Using the listing below, extract each line that has the word "React" in it.
····················
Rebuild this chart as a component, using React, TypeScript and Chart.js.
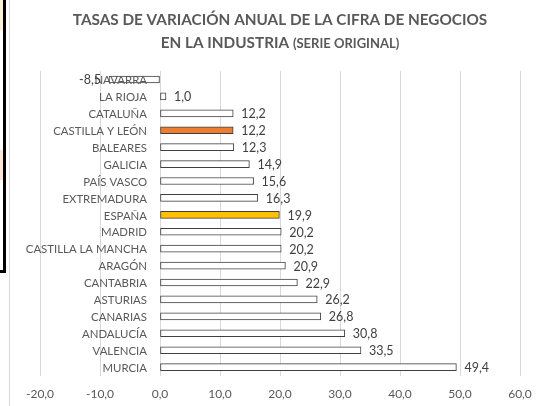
import React, { useEffect, useRef } from "react";
import { Chart, registerables } from "chart.js";

Chart.register(...registerables);

const CATEGORIES = [
  "NAVARRA",
  "LA RIOJA",
  "CATALUÑA",
  "CASTILLA Y LEÓN",
  "BALEARES",
  "GALICIA",
  "PAÍS VASCO",
  "EXTREMADURA",
  "ESPAÑA",
  "MADRID",
  "CASTILLA LA MANCHA",
  "ARAGÓN",
  "CANTABRIA",
  "ASTURIAS",
  "CANARIAS",
  "ANDALUCÍA",
  "VALENCIA",
  "MURCIA",
];
const VALUES = [
  -8.5, 1.0, 12.2, 12.2, 12.3, 14.9, 15.6, 16.3, 19.9, 20.2, 20.2, 20.9, 22.9,
  26.2, 26.8, 30.8, 33.5, 49.4,
];
const HIGHLIGHTS: Record<string, string> = {
  "CASTILLA Y LEÓN": "#ED7D31",
  "ESPAÑA": "#FFC000",
};
const X_TICKS = [-20, -10, 0, 10, 20, 30, 40, 50, 60];
const TITLE_LINE1 = "TASAS DE VARIACIÓN ANUAL DE LA CIFRA DE NEGOCIOS";
const TITLE_LINE2_MAIN = "EN LA INDUSTRIA ";
const TITLE_LINE2_SUB = "(SERIE ORIGINAL)";

const FONT = "Lato, 'Noto Sans', sans-serif";
const TEXT_COLOR = "#595959";

const fmt = (v: number) => v.toFixed(1).replace(".", ",");

// Category labels drawn next to the zero line (Excel style), on top of the bars
const categoryLabels = {
  id: "categoryLabels",
  afterDatasetsDraw(chart: any) {
    const ctx = chart.ctx;
    const xScale = chart.scales.x;
    const yScale = chart.scales.y;
    const x0 = xScale.getPixelForValue(0);
    ctx.save();
    ctx.font = `11.4px ${FONT}`;
    ctx.fillStyle = TEXT_COLOR;
    ctx.textBaseline = "middle";
    ctx.textAlign = "right";
    CATEGORIES.forEach((c, i) => {
      ctx.fillText(c, x0 - 13, yScale.getPixelForValue(i) + 1);
    });
    ctx.restore();
  },
};

const valueLabels = {
  id: "valueLabels",
  afterDatasetsDraw(chart: any) {
    const ctx = chart.ctx;
    const meta = chart.getDatasetMeta(0);
    ctx.save();
    ctx.font = `12.5px ${FONT}`;
    ctx.fillStyle = "#404040";
    ctx.textBaseline = "middle";
    meta.data.forEach((bar: any, i: number) => {
      const v = VALUES[i];
      const { x, y } = bar.getProps(["x", "y"], true);
      if (v >= 0) {
        ctx.textAlign = "left";
        ctx.fillText(fmt(v), x + 8, y + 1);
      } else {
        ctx.textAlign = "right";
        ctx.fillText(fmt(v), x - 8, y + 1);
      }
    });
    ctx.restore();
  },
};

const titlePlugin = {
  id: "mixedTitle",
  afterDraw(chart: any) {
    const ctx = chart.ctx;
    const ca = chart.chartArea;
    const cx = (ca.left + ca.right) / 2;
    ctx.save();
    ctx.fillStyle = TEXT_COLOR;
    ctx.textBaseline = "middle";
    const big = `bold 15.3px ${FONT}`;
    const small = `bold 13px ${FONT}`;
    ctx.font = big;
    ctx.textAlign = "center";
    ctx.fillText(TITLE_LINE1, cx, 20);
    const w1 = ctx.measureText(TITLE_LINE2_MAIN).width;
    ctx.font = small;
    const w2 = ctx.measureText(TITLE_LINE2_SUB).width;
    const start = cx - (w1 + w2) / 2;
    ctx.textAlign = "left";
    ctx.font = big;
    ctx.fillText(TITLE_LINE2_MAIN, start, 43);
    ctx.font = small;
    ctx.fillText(TITLE_LINE2_SUB, start + w1, 44);
    ctx.restore();
  },
};

export default function App() {
  const canvasRef = useRef<HTMLCanvasElement | null>(null);

  useEffect(() => {
    if (!canvasRef.current) return;
    const chart = new Chart(canvasRef.current, {
      type: "bar",
      data: {
        labels: CATEGORIES,
        datasets: [
          {
            data: VALUES,
            backgroundColor: CATEGORIES.map((c) => HIGHLIGHTS[c] || "#FFFFFF"),
            borderColor: "#404040",
            borderWidth: 1,
            borderSkipped: false,
            barThickness: 7,
          },
        ],
      },
      options: {
        indexAxis: "y",
        responsive: false,
        animation: false,
        layout: { padding: { left: 40, right: 25, top: 71, bottom: -6 } },
        plugins: {
          legend: { display: false },
          title: { display: false },
          tooltip: { enabled: false },
        },
        scales: {
          x: {
            type: "linear",
            min: X_TICKS[0],
            max: X_TICKS[X_TICKS.length - 1],
            ticks: {
              stepSize: X_TICKS[1] - X_TICKS[0],
              padding: 11,
              color: TEXT_COLOR,
              font: { family: FONT, size: 12 },
              callback: (v: any) => fmt(Number(v)),
            },
            grid: { color: "#D9D9D9", drawTicks: false },
            border: { display: false },
          },
          y: {
            type: "category",
            position: { x: 0 } as any,
            grid: { display: false, drawTicks: false },
            border: { display: false },
            ticks: { display: false },
          },
        },
      },
      plugins: [categoryLabels, valueLabels, titlePlugin],
    });
    return () => chart.destroy();
  }, []);

  return (
    <div style={{ position: "fixed", left: 0, top: 0, width: 545, height: 406, background: "#fff" }}>
      <canvas ref={canvasRef} width={545} height={406} style={{ display: "block" }} />
      <div style={{ position: "absolute", left: 9, top: 0, width: 1, height: 406, background: "#D9D9D9" }} />
      <div style={{ position: "absolute", left: 0, top: 0, width: 3, height: 30, background: "#FDF0D5" }} />
      <div style={{ position: "absolute", left: 0, top: 150, width: 3, height: 30, background: "#FCE4D6" }} />
      <div style={{ position: "absolute", left: 3, top: 0, width: 3, height: 273, background: "#000" }} />
      <div style={{ position: "absolute", left: 0, top: 270, width: 6, height: 3, background: "#000" }} />
    </div>
  );
}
····················
**RESPONSE:**
Rebuild this chart as a component, using React, TypeScript and Chart.js.
import React, { useEffect, useRef } from "react";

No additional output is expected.